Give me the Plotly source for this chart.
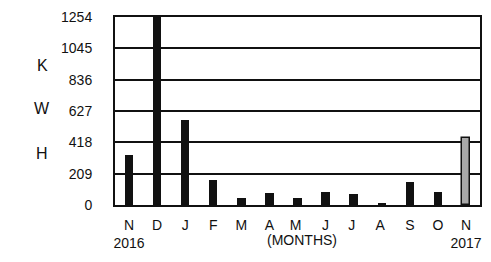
import plotly.graph_objects as go

months = ["N<br>2016", "D", "J", "F", "M", "A", "M ", "J", "J ", "A ", "S", "O", "N<br>2017"]
kwh = [335, 1254, 570, 168, 45, 80, 50, 90, 75, 15, 155, 90, 450]
colors = ["#111111"] * 12 + ["#a8a8a8"]
yticks = [0, 209, 418, 627, 836, 1045, 1254]

# the page body has an 8px margin and clips at its content box; fit inside it
OFF = 8
L, T = 115 - OFF, 17 - OFF
W, H = 491 - 2 * OFF, 262 - 2 * OFF
PW, PH = W - L - 1, 188

fig = go.Figure()
fig.add_trace(go.Bar(
    x=list(range(len(months))), y=kwh, width=0.3,
    marker=dict(color=colors, line=dict(color="#111111", width=[0] * 12 + [1.5])),
))

fig.update_layout(
    width=W, height=H,
    margin=dict(l=L, r=W - L - PW, t=T, b=H - T - PH, pad=0),
    paper_bgcolor="white", plot_bgcolor="white",
    showlegend=False,
    font=dict(family="Liberation Sans Narrow, Arial Narrow, Liberation Sans, sans-serif", size=14, color="#111111"),
    bargap=0,
)
fig.update_xaxes(
    tickmode="array", tickvals=list(range(len(months))), ticktext=months,
    range=[-0.5, len(months) - 0.5], showgrid=False, zeroline=False,
    showline=True, linecolor="#111111", linewidth=2, mirror=True,
    ticks="", ticklabelstandoff=6,
)
fig.update_yaxes(
    tickmode="array", tickvals=yticks, range=[0, 1254],
    showgrid=True, gridcolor="#111111", gridwidth=1.5, zeroline=False,
    showline=True, linecolor="#111111", linewidth=2, mirror=True,
    ticks="", ticklabelstandoff=18,
)
for txt, py in [("K", 65), ("W", 108), ("H", 153)]:
    fig.add_annotation(text=txt, x=(42 - 115) / PW, y=(205 - py) / PH,
                       xref="x domain", yref="y domain", showarrow=False,
                       xanchor="center", yanchor="middle",
                       font=dict(size=16, family="Liberation Sans, Arial, sans-serif"))
fig.add_annotation(text="(MONTHS)", x=(303 - 115) / PW, y=(205 - 240) / PH,
                   xref="x domain", yref="y domain", showarrow=False,
                   xanchor="center", yanchor="middle", font=dict(size=14))
fig.write_html("out.html")
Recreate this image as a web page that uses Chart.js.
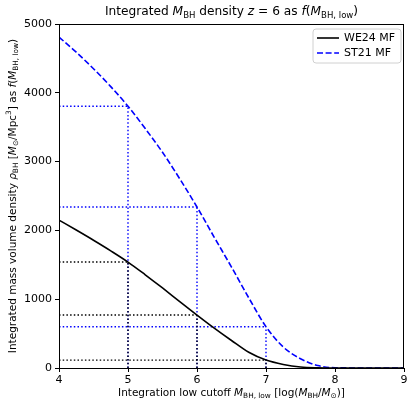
<!DOCTYPE html>
<html>
<head>
<meta charset="utf-8">
<script src="https://cdn.jsdelivr.net/npm/chart.js@4"></script>
<style>
html,body{margin:0;padding:0;background:#fff;}
#wrap{width:415px;height:408px;}
</style>
</head>
<body>
<div id="wrap"><canvas id="c" width="415" height="408"></canvas></div>
<script>
// ---- data ----
const cutoffs = [4, 4.25, 4.5, 4.75, 5, 5.25, 5.5, 5.75, 6, 6.25, 6.5, 6.75, 7, 7.25, 7.5, 7.75, 8, 8.5, 9];
const we24 = [2150, 2005, 1857, 1703, 1540, 1355, 1163, 965, 770, 580, 400, 228, 115, 52, 15, 3, 0, 0, 0];
const st21 = [4810, 4590, 4350, 4090, 3805, 3480, 3135, 2750, 2340, 1900, 1467, 1020, 600, 305, 135, 35, 4, 0, 0];
const markCuts = [5, 6, 7];
const xTicks = [4, 5, 6, 7, 8, 9];
const yTicks = [0, 1000, 2000, 3000, 4000, 5000];
const seriesNames = ['WE24 MF', 'ST21 MF'];

const FONT = "'DejaVu Sans', sans-serif";
const BLACK = '#000000', BLUE = '#0000ff';

function pts(xs, ys){ return xs.map((x,i)=>({x:x, y:ys[i]})); }

const datasets = [
  {label: seriesNames[0], data: pts(cutoffs, we24), borderColor: BLACK, borderWidth: 1.6,
   pointRadius: 0, cubicInterpolationMode: 'monotone', fill: false, order: 0, main: true},
  {label: seriesNames[1], data: pts(cutoffs, st21), borderColor: BLUE, borderWidth: 1.6,
   borderDash: [6, 2.6], pointRadius: 0, cubicInterpolationMode: 'monotone', fill: false, order: 1, main: true}
];
[[we24, BLACK], [st21, BLUE]].forEach(([arr, col], si) => {
  markCuts.forEach(k => {
    const v = arr[cutoffs.indexOf(k)];
    datasets.push({label: '_h', data: [{x: xTicks[0], y: v}, {x: k, y: v}], borderColor: col, borderWidth: 1.4,
      borderDash: [1.5, 2.2], pointRadius: 0, fill: false, order: 3 + si});
    datasets.push({label: '_v', data: [{x: k, y: yTicks[0]}, {x: k, y: v}], borderColor: col, borderWidth: 1.4,
      borderDash: [1.5, 2.2], pointRadius: 0, fill: false, order: 3 + si});
  });
});

// rich text helper
function segFont(s, size){
  const sz = (s.s || s.p) ? size * 0.7 : size;
  return (s.i ? 'italic ' : '') + sz + 'px ' + FONT;
}
function richWidth(ctx, segs, size){
  let w = 0;
  segs.forEach(s => { ctx.font = segFont(s, size); w += ctx.measureText(s.t).width; });
  return w;
}
function drawRich(ctx, segs, cx, cy, size){
  const w = richWidth(ctx, segs, size);
  let x = cx - w / 2;
  ctx.textBaseline = 'middle';
  ctx.textAlign = 'left';
  ctx.fillStyle = '#000';
  segs.forEach(s => {
    ctx.font = segFont(s, size);
    let dy = 0;
    if (s.s) dy = size * 0.28;
    if (s.p) dy = -size * 0.35;
    ctx.fillText(s.t, x, cy + dy);
    x += ctx.measureText(s.t).width;
  });
}

const titleSegs = [{t:'Integrated '},{t:'M',i:1},{t:'BH',s:1},{t:' density '},{t:'z',i:1},{t:' = 6 as '},
  {t:'f',i:1},{t:'('},{t:'M',i:1},{t:'BH, low',s:1},{t:')'}];
const xLabelSegs = [{t:'Integration low cutoff '},{t:'M',i:1},{t:'BH, low',s:1},{t:' [log('},{t:'M',i:1},{t:'BH',s:1},
  {t:'/'},{t:'M',i:1},{t:'\u2299',s:1},{t:')]'}];
const yLabelSegs = [{t:'Integrated mass volume density '},{t:'\u03C1',i:1},{t:'BH',s:1},{t:' ['},{t:'M',i:1},{t:'\u2299',s:1},
  {t:'/Mpc'},{t:'3',p:1},{t:'] as '},{t:'f',i:1},{t:'('},{t:'M',i:1},{t:'BH, low',s:1},{t:')'}];

const decor = {
  id: 'decor',
  afterDatasetsDraw(chart){
    const ctx = chart.ctx, a = chart.chartArea;
    ctx.save();
    // frame
    ctx.strokeStyle = '#000'; ctx.lineWidth = 1;
    ctx.strokeRect(Math.round(a.left) + 0.5, Math.round(a.top) + 0.5, Math.round(a.right - a.left) - 1, Math.round(a.bottom - a.top));
    // legend
    const lx = 313, ly = 29, lw = 88, lh = 34, r = 3;
    ctx.beginPath();
    ctx.moveTo(lx + r, ly); ctx.lineTo(lx + lw - r, ly); ctx.quadraticCurveTo(lx + lw, ly, lx + lw, ly + r);
    ctx.lineTo(lx + lw, ly + lh - r); ctx.quadraticCurveTo(lx + lw, ly + lh, lx + lw - r, ly + lh);
    ctx.lineTo(lx + r, ly + lh); ctx.quadraticCurveTo(lx, ly + lh, lx, ly + lh - r);
    ctx.lineTo(lx, ly + r); ctx.quadraticCurveTo(lx, ly, lx + r, ly); ctx.closePath();
    ctx.fillStyle = 'rgba(255,255,255,0.8)'; ctx.fill();
    ctx.strokeStyle = '#d0d0d0'; ctx.lineWidth = 1; ctx.stroke();
    chart.data.datasets.filter(d => d.main).forEach((d, i) => {
      const y = ly + 9 + i * 15;
      ctx.beginPath();
      ctx.setLineDash(d.borderDash || []);
      ctx.strokeStyle = d.borderColor; ctx.lineWidth = 1.6;
      ctx.moveTo(lx + 4, y); ctx.lineTo(lx + 26, y); ctx.stroke();
      ctx.setLineDash([]);
      ctx.fillStyle = '#000'; ctx.font = '11px ' + FONT; ctx.textBaseline = 'middle'; ctx.textAlign = 'left';
      ctx.fillText(d.label, lx + 31, y);
    });
    ctx.restore();
  },
  afterDraw(chart){
    const ctx = chart.ctx, a = chart.chartArea;
    ctx.save();
    const cx = (a.left + a.right) / 2;
    drawRich(ctx, titleSegs, cx, 12, 12.2);
    drawRich(ctx, xLabelSegs, cx, 393, 10.5);
    ctx.translate(13, (a.top + a.bottom) / 2);
    ctx.rotate(-Math.PI / 2);
    drawRich(ctx, yLabelSegs, 0, 0, 10.5);
    ctx.restore();
  }
};

new Chart(document.getElementById('c'), {
  type: 'line',
  data: {datasets},
  options: {
    responsive: false,
    animation: false,
    layout: {padding: {left: 0, right: 11, top: 24, bottom: 0}},
    plugins: {legend: {display: false}, tooltip: {enabled: false}, title: {display: false}},
    scales: {
      x: {
        type: 'linear', min: xTicks[0], max: xTicks[xTicks.length - 1],
        afterBuildTicks: s => { s.ticks = xTicks.map(v => ({value: v})); },
        afterFit: s => { s.height = 40; },
        grid: {drawOnChartArea: false, drawTicks: true, tickLength: 4, color: '#000', tickWidth: 1},
        border: {display: true, color: '#000', width: 1},
        ticks: {color: '#000', font: {family: FONT, size: 11}, padding: 2, maxRotation: 0,
          callback: v => String(v)}
      },
      y: {
        type: 'linear', min: yTicks[0], max: yTicks[yTicks.length - 1],
        afterBuildTicks: s => { s.ticks = yTicks.map(v => ({value: v})); },
        afterFit: s => { s.width = 59; },
        grid: {drawOnChartArea: false, drawTicks: true, tickLength: 4, color: '#000', tickWidth: 1},
        border: {display: true, color: '#000', width: 1},
        ticks: {color: '#000', font: {family: FONT, size: 11}, padding: 3, callback: v => String(v)}
      }
    }
  },
  plugins: [decor]
});
</script>
</body>
</html>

> **PROMPT**: Reproduce, word for word, only the lines in the records above from the line with "Recreate this image" through the line with "const seriesNames = ['WE24 MF', 'ST21 MF'];", including both ends; omit the pictures.

> **FULL OUTPUT**:
Recreate this image as a web page that uses Chart.js.
<!DOCTYPE html>
<html>
<head>
<meta charset="utf-8">
<script src="https://cdn.jsdelivr.net/npm/chart.js@4"></script>
<style>
html,body{margin:0;padding:0;background:#fff;}
#wrap{width:415px;height:408px;}
</style>
</head>
<body>
<div id="wrap"><canvas id="c" width="415" height="408"></canvas></div>
<script>
// ---- data ----
const cutoffs = [4, 4.25, 4.5, 4.75, 5, 5.25, 5.5, 5.75, 6, 6.25, 6.5, 6.75, 7, 7.25, 7.5, 7.75, 8, 8.5, 9];
const we24 = [2150, 2005, 1857, 1703, 1540, 1355, 1163, 965, 770, 580, 400, 228, 115, 52, 15, 3, 0, 0, 0];
const st21 = [4810, 4590, 4350, 4090, 3805, 3480, 3135, 2750, 2340, 1900, 1467, 1020, 600, 305, 135, 35, 4, 0, 0];
const markCuts = [5, 6, 7];
const xTicks = [4, 5, 6, 7, 8, 9];
const yTicks = [0, 1000, 2000, 3000, 4000, 5000];
const seriesNames = ['WE24 MF', 'ST21 MF'];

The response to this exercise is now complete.